Written exercise => Please transcribe the listing below in full and word for word, without its pictures.

-- START OF Supplied information --

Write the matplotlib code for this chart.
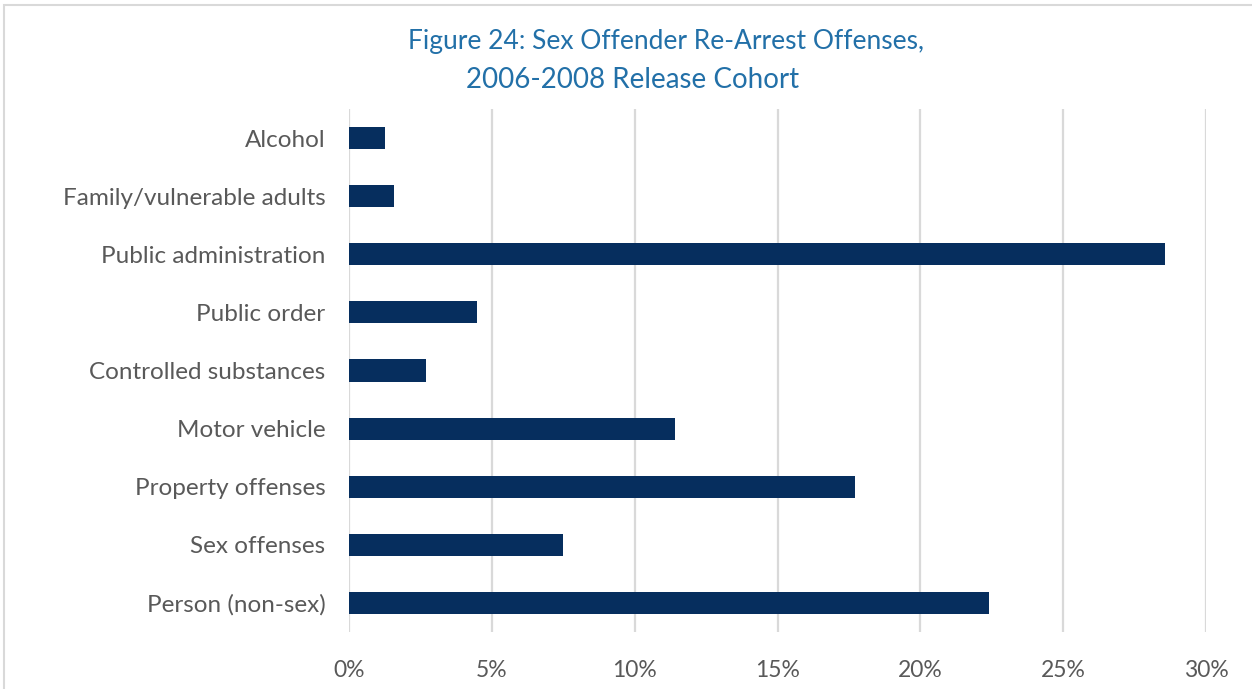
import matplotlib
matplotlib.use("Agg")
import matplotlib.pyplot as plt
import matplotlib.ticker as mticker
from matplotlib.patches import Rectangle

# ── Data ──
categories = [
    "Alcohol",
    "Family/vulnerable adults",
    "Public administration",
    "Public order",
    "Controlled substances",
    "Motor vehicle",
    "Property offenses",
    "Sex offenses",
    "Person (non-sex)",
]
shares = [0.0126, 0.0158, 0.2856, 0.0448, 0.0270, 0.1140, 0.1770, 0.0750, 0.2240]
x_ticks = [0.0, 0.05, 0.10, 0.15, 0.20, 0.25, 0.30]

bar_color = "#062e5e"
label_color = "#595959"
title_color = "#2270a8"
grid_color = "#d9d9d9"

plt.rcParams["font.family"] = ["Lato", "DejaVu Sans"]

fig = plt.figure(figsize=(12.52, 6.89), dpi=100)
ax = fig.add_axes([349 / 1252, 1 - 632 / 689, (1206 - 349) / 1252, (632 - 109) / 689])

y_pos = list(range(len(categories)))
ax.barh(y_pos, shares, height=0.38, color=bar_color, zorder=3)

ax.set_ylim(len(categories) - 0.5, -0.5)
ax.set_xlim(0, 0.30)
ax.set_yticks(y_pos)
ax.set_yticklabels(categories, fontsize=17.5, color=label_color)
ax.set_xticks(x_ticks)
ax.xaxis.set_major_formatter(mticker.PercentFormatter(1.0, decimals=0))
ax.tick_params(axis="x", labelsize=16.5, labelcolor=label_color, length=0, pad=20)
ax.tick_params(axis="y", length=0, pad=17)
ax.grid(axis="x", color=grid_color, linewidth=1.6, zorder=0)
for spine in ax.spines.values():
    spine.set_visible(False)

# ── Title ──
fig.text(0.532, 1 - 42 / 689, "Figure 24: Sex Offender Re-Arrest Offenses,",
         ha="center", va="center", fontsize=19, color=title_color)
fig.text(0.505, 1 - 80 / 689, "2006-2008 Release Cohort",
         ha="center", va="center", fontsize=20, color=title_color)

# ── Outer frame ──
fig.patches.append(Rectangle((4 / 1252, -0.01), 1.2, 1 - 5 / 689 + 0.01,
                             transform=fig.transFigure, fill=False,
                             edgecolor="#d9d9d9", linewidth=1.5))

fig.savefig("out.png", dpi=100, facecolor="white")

-- END OF Supplied information --

Correct response =>
Write the matplotlib code for this chart.
import matplotlib
matplotlib.use("Agg")
import matplotlib.pyplot as plt
import matplotlib.ticker as mticker
from matplotlib.patches import Rectangle

# ── Data ──
categories = [
    "Alcohol",
    "Family/vulnerable adults",
    "Public administration",
    "Public order",
    "Controlled substances",
    "Motor vehicle",
    "Property offenses",
    "Sex offenses",
    "Person (non-sex)",
]
shares = [0.0126, 0.0158, 0.2856, 0.0448, 0.0270, 0.1140, 0.1770, 0.0750, 0.2240]
x_ticks = [0.0, 0.05, 0.10, 0.15, 0.20, 0.25, 0.30]

bar_color = "#062e5e"
label_color = "#595959"
title_color = "#2270a8"
grid_color = "#d9d9d9"

plt.rcParams["font.family"] = ["Lato", "DejaVu Sans"]

fig = plt.figure(figsize=(12.52, 6.89), dpi=100)
ax = fig.add_axes([349 / 1252, 1 - 632 / 689, (1206 - 349) / 1252, (632 - 109) / 689])

y_pos = list(range(len(categories)))
ax.barh(y_pos, shares, height=0.38, color=bar_color, zorder=3)

ax.set_ylim(len(categories) - 0.5, -0.5)
ax.set_xlim(0, 0.30)
ax.set_yticks(y_pos)
ax.set_yticklabels(categories, fontsize=17.5, color=label_color)
ax.set_xticks(x_ticks)
ax.xaxis.set_major_formatter(mticker.PercentFormatter(1.0, decimals=0))
ax.tick_params(axis="x", labelsize=16.5, labelcolor=label_color, length=0, pad=20)
ax.tick_params(axis="y", length=0, pad=17)
ax.grid(axis="x", color=grid_color, linewidth=1.6, zorder=0)
for spine in ax.spines.values():
    spine.set_visible(False)

# ── Title ──
fig.text(0.532, 1 - 42 / 689, "Figure 24: Sex Offender Re-Arrest Offenses,",
         ha="center", va="center", fontsize=19, color=title_color)
fig.text(0.505, 1 - 80 / 689, "2006-2008 Release Cohort",
         ha="center", va="center", fontsize=20, color=title_color)

# ── Outer frame ──
fig.patches.append(Rectangle((4 / 1252, -0.01), 1.2, 1 - 5 / 689 + 0.01,
                             transform=fig.transFigure, fill=False,
                             edgecolor="#d9d9d9", linewidth=1.5))

fig.savefig("out.png", dpi=100, facecolor="white")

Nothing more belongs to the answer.